According to Sergei Biziukin, an opposition activist who was forced out of Russia in 2019 after trying to run for president, “Putin is suspicious and secretive. Even if he chose someone as a successor, he won’t reveal it ahead of time.”
“Although I doubt that he considers letting the power go while he’s alive. And dictators rarely care about what happens next.”
Eliminating opponents
Under Putin, the Kremlin scrupulously weeds out all charismatic critics.
Threats and pressure forced Garry Kasparov, a former chess champion-turned protest leader, to flee Russia in 2013.
Scandalous novelist Eduard Limonov, who founded the banned National Bolshevik party, became a Kremlin loyalist after Crimea’s 2014 annexation that he had been advocating since the 1990s.
Putin’s first prime minister, Mikhail Kasyanov, who joined forces with liberal democrat Boris Nemtsov, retired from politics after the latter’s contract-style killing in 2015.
Irina Hakamada, a three-time lawmaker who ran against Putin in 2004, is now a life coach and television personality.
Meanwhile, potential successors from the halls of power have been demoted to irrelevant sinecures.
When Putin’s second term ended in 2008, he handpicked his longtime subordinate Dmitri Medvedev, a bookish and small-framed lawyer, as a temporary successor.
Medvedev initiated cautious reforms while Putin served as his “grey cardinal” premiere before being re-elected for the third time in 2012.
He left his seat to Medvedev – until last year when he dissolved Medvedev’s cabinet and appointed him deputy head of the Security Council, a pasture for relegated has-beens.
And leaders of what critics call the “systemic opposition”, a trio of parties whose minority fractions in the Duma are – according to them – supposed to create an illusion of political pluralism, are aged and politically toothless.
Communist Gennady Zyuganov, who took part in every presidential campaign since 1996, is famously uncharismatic – and 77.
Vladimir Zhirinovsky, 75, is an ultra-nationalist whose outlandish populism and eccentricity have for decades resembled those of former US President Donald Trump.
Zhirinovsky is widely seen as a political clown who lures disgruntled rightists and threatens the West.
The smallest “systemic opposition” party, A Just Russia, is led by Sergey Mironov, 69, an ex-geologist who ran for president twice, promising to nationalise the oil industry and make corruption equal to treason.
He came in last both times.
A hawkish Buddhist
Some observers have put their bets on Defence Minister Sergey Shoigu, Russia’s longest-serving cabinet member and its second-most popular politician after Putin.
Shoigu is a man of startling paradoxes.
His first name is quintessentially Russian, but he hails from Tuva, an impoverished province of Turkic-speaking Buddhists that borders northwestern China and has some of Russia’s highest murder and suicide rates.

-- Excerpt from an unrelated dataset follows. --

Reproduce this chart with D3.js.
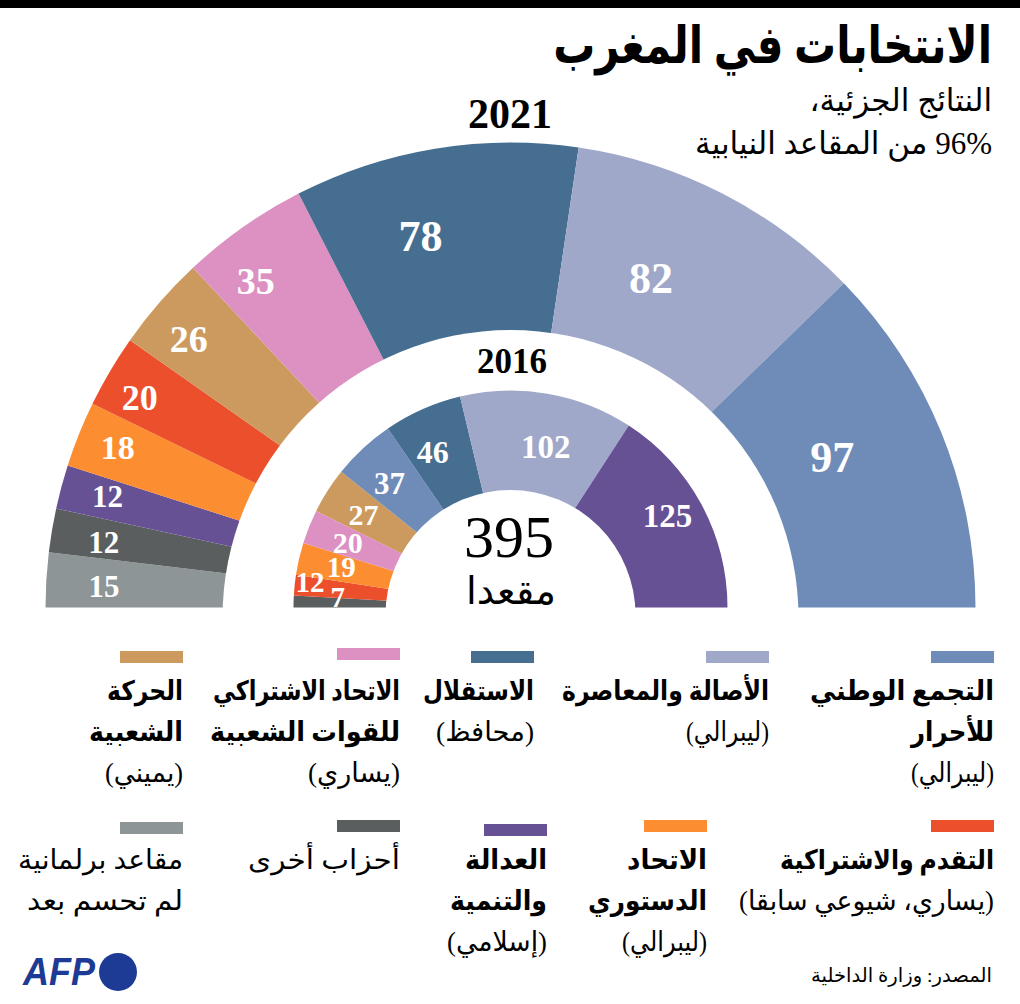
<!DOCTYPE html>
<html lang="ar">
<head>
<meta charset="utf-8">
<script src="https://cdn.jsdelivr.net/npm/d3@7"></script>
<style>
  body { margin: 0; background: #fff; }
  svg { display: block; }
  text { font-family: "Liberation Serif", "DejaVu Sans", serif; }
  .ar { direction: rtl; text-anchor: start; fill: #000; }
  .num { fill: #fff; font-weight: bold; text-anchor: middle; }
</style>
</head>
<body>
<svg id="chart"></svg>
<script>
const parties = ['rni', 'pam', 'istiqlal', 'usfp', 'mp', 'pps', 'uc', 'pjd', 'others', 'undecided'];
const partyColors = ['#6f8cb9', '#9fa8c8', '#466e91', '#dc91c2', '#cc9a5e', '#ec4f2b', '#fd8d31', '#675195', '#5a5e5e', '#8d9596'];

const parties2021 = ['undecided', 'others', 'pjd', 'uc', 'pps', 'mp', 'usfp', 'istiqlal', 'pam', 'rni'];
const seats2021 = [15, 12, 12, 18, 20, 26, 35, 78, 82, 97];
const labelRadius2021 = [407, 412, 418, 424, 426, 419, 414, 382, 358, 355];
const labelTurn2021 = [-0.4, -0.5, 0.3, 0.3, -1, -1.2, -2.9, -4.3, -4, -2.9];
const labelSize2021 = [31, 31, 31, 34, 36, 38, 38, 44, 44, 44];

const parties2016 = ['others', 'pps', 'uc', 'usfp', 'mp', 'rni', 'istiqlal', 'pam', 'pjd'];
const seats2016 = [7, 12, 19, 20, 27, 37, 46, 102, 125];
const labelRadius2016 = [173, 202, 174, 175, 174, 173, 174, 165, 182];
const labelTurn2016 = [2, 1.2, 0.3, -0.2, -0.3, -1.5, -2.6, 2.5, -1.9];
const labelSize2016 = [29, 29, 29, 30, 30, 31, 32, 33, 33];

const legendParties = ['rni', 'pam', 'istiqlal', 'usfp', 'mp', 'pps', 'uc', 'pjd', 'others', 'undecided'];
const legendBold = [
  ['التجمع الوطني', 'للأحرار'],
  ['الأصالة والمعاصرة'],
  ['الاستقلال'],
  ['الاتحاد الاشتراكي', 'للقوات الشعبية'],
  ['الحركة', 'الشعبية'],
  ['التقدم والاشتراكية'],
  ['الاتحاد', 'الدستوري'],
  ['العدالة', 'والتنمية'],
  [],
  []
];
const legendBoldWidth = [[184, 83], [207], [111], [187, 190], [76, 94], [214], [80, 119], [82, 97], [], []];
const legendPlain = [
  ['(ليبرالي)'],
  ['(ليبرالي)'],
  ['(محافظ)'],
  ['(يساري)'],
  ['(يميني)'],
  ['(يساري، شيوعي سابقا)'],
  ['(ليبرالي)'],
  ['(إسلامي)'],
  ['أحزاب أخرى'],
  ['مقاعد برلمانية', 'لم تحسم بعد']
];
const legendPlainWidth = [[83], [83], [98], [92], [78], [255], [85], [100], [152], [165, 156]];
const legendRight = [994, 769, 534, 400, 183, 994, 707, 547, 400, 183];
const legendTop = [651, 651, 651, 648, 651, 820, 820, 824, 820, 822];
const legendTextY = [700, 700, 700, 700, 700, 869, 869, 869, 869, 869];

const width = 1020, height = 1004;
const cx = 510.5, cy = 607.5;

const svg = d3.select('#chart')
  .attr('width', width)
  .attr('height', height)
  .attr('viewBox', [0, 0, width, height]);

svg.append('rect').attr('width', width).attr('height', 8).attr('fill', '#000');

const color = d3.scaleOrdinal(parties, partyColors);
const pie = d3.pie().sort(null).startAngle(-Math.PI / 2).endAngle(Math.PI / 2);

// the hole is not concentric with the wedges: a white disc sitting a bit lower cuts it
function drawHemicycle(seats, names, inner, outer, holeRadius, holeDrop, radii, turns, sizes) {
  const arc = d3.arc().innerRadius(inner).outerRadius(outer);
  const g = svg.append('g').attr('transform', `translate(${cx},${cy})`);
  const arcs = pie(seats);
  g.selectAll('path')
    .data(arcs)
    .enter()
    .append('path')
      .attr('d', arc)
      .attr('fill', (d, i) => color(names[i]));
  g.append('circle').attr('cy', holeDrop).attr('r', holeRadius).attr('fill', '#fff');
  g.selectAll('text')
    .data(arcs)
    .enter()
    .append('text')
      .attr('class', 'num')
      .attr('dy', '0.34em')
      .attr('font-size', (d, i) => sizes[i])
      .attr('transform', (d, i) => {
        const a = (d.startAngle + d.endAngle) / 2 + turns[i] * Math.PI / 180;
        return `translate(${radii[i] * Math.sin(a)},${-radii[i] * Math.cos(a)})`;
      })
      .text(d => d.value);
}

drawHemicycle(seats2021, parties2021, 260, 465, 288, 10.5, labelRadius2021, labelTurn2021, labelSize2021);
drawHemicycle(seats2016, parties2016, 100, 217, 125, 7.5, labelRadius2016, labelTurn2016, labelSize2016);

// fitWidth squeezes the line sideways, the font here is wider than the original one
function arText(x, y, str, size, weight, fitWidth) {
  const t = svg.append('text')
    .attr('class', 'ar')
    .attr('font-size', size)
    .attr('font-weight', weight || 'normal')
    .text(str);
  const sx = fitWidth ? fitWidth / t.node().getComputedTextLength() : 1;
  t.attr('transform', `translate(${x},${y}) scale(${sx},1)`);
}

arText(992, 63, 'الانتخابات في المغرب', 52, 'bold', 439);
arText(992, 111, 'النتائج الجزئية،', 31);
arText(992, 154, '96% من المقاعد النيابية', 31);

svg.append('text').attr('x', 510).attr('y', 128).attr('text-anchor', 'middle')
  .attr('font-size', 42).attr('font-weight', 'bold').text('2021');
svg.append('text').attr('x', 512).attr('y', 373).attr('text-anchor', 'middle')
  .attr('font-size', 35).attr('font-weight', 'bold').text('2016');
svg.append('text').attr('x', 509).attr('y', 557).attr('text-anchor', 'middle')
  .attr('font-size', 60).text('395');
arText(556, 604, 'مقعدا', 38, 'normal', 90);

legendParties.forEach((p, i) => {
  svg.append('rect')
    .attr('x', legendRight[i] - 63)
    .attr('y', legendTop[i])
    .attr('width', 63)
    .attr('height', 12)
    .attr('fill', color(p));
  let y = legendTextY[i];
  legendBold[i].forEach((line, j) => {
    arText(legendRight[i], y, line, 27, 'bold', legendBoldWidth[i][j]);
    y += 41;
  });
  legendPlain[i].forEach((line, j) => {
    arText(legendRight[i], y, line, 27, 'normal', legendPlainWidth[i][j]);
    y += 41;
  });
});

arText(992, 982, 'المصدر: وزارة الداخلية', 19.6);

// AFP logo
const logo = svg.append('g').attr('fill', '#1d3a94');
const afp = logo.append('text').attr('font-size', 38)
  .attr('font-weight', 'bold').attr('font-style', 'italic')
  .style('font-family', '"Liberation Sans"').text('AFP');
afp.attr('transform', `translate(23,985) scale(${72 / afp.node().getComputedTextLength()},1)`);
logo.append('ellipse').attr('cx', 118).attr('cy', 972).attr('rx', 19).attr('ry', 19);
</script>
</body>
</html>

Some Tuvan intellectuals even consider him a reincarnation of Subedei, a Mongol general whose army laid waste to what is now Russia and Ukraine eight centuries ago.
Shoigu started his career in the early 1990s as head of the emergencies ministry, making it a highly effective, militarised structure – and topping all political charts years before Putin became president.
Considered a liberal democrat until taking over the defence ministry in 2012, Shoigu spearheaded the Kremlin’s biggest breakthroughs – Crimea’s annexation and the saving of Syrian President Bashar al-Assad’s government.
Ahead of the September 19 parliamentary vote, Putin appointed him the poster boy of United Russia, the ruling party that has been tanking ignominiously in polls.
The 66-year-old Shoigu is often seen on TV fishing and hunting with Putin – a symbolic anointment that some say makes him the most likely successor.
“He has serious chances, much higher than anyone else for now,” Nikolay Mitrokhin, a researcher with Germany’s Bremen University, told Al Jazeera.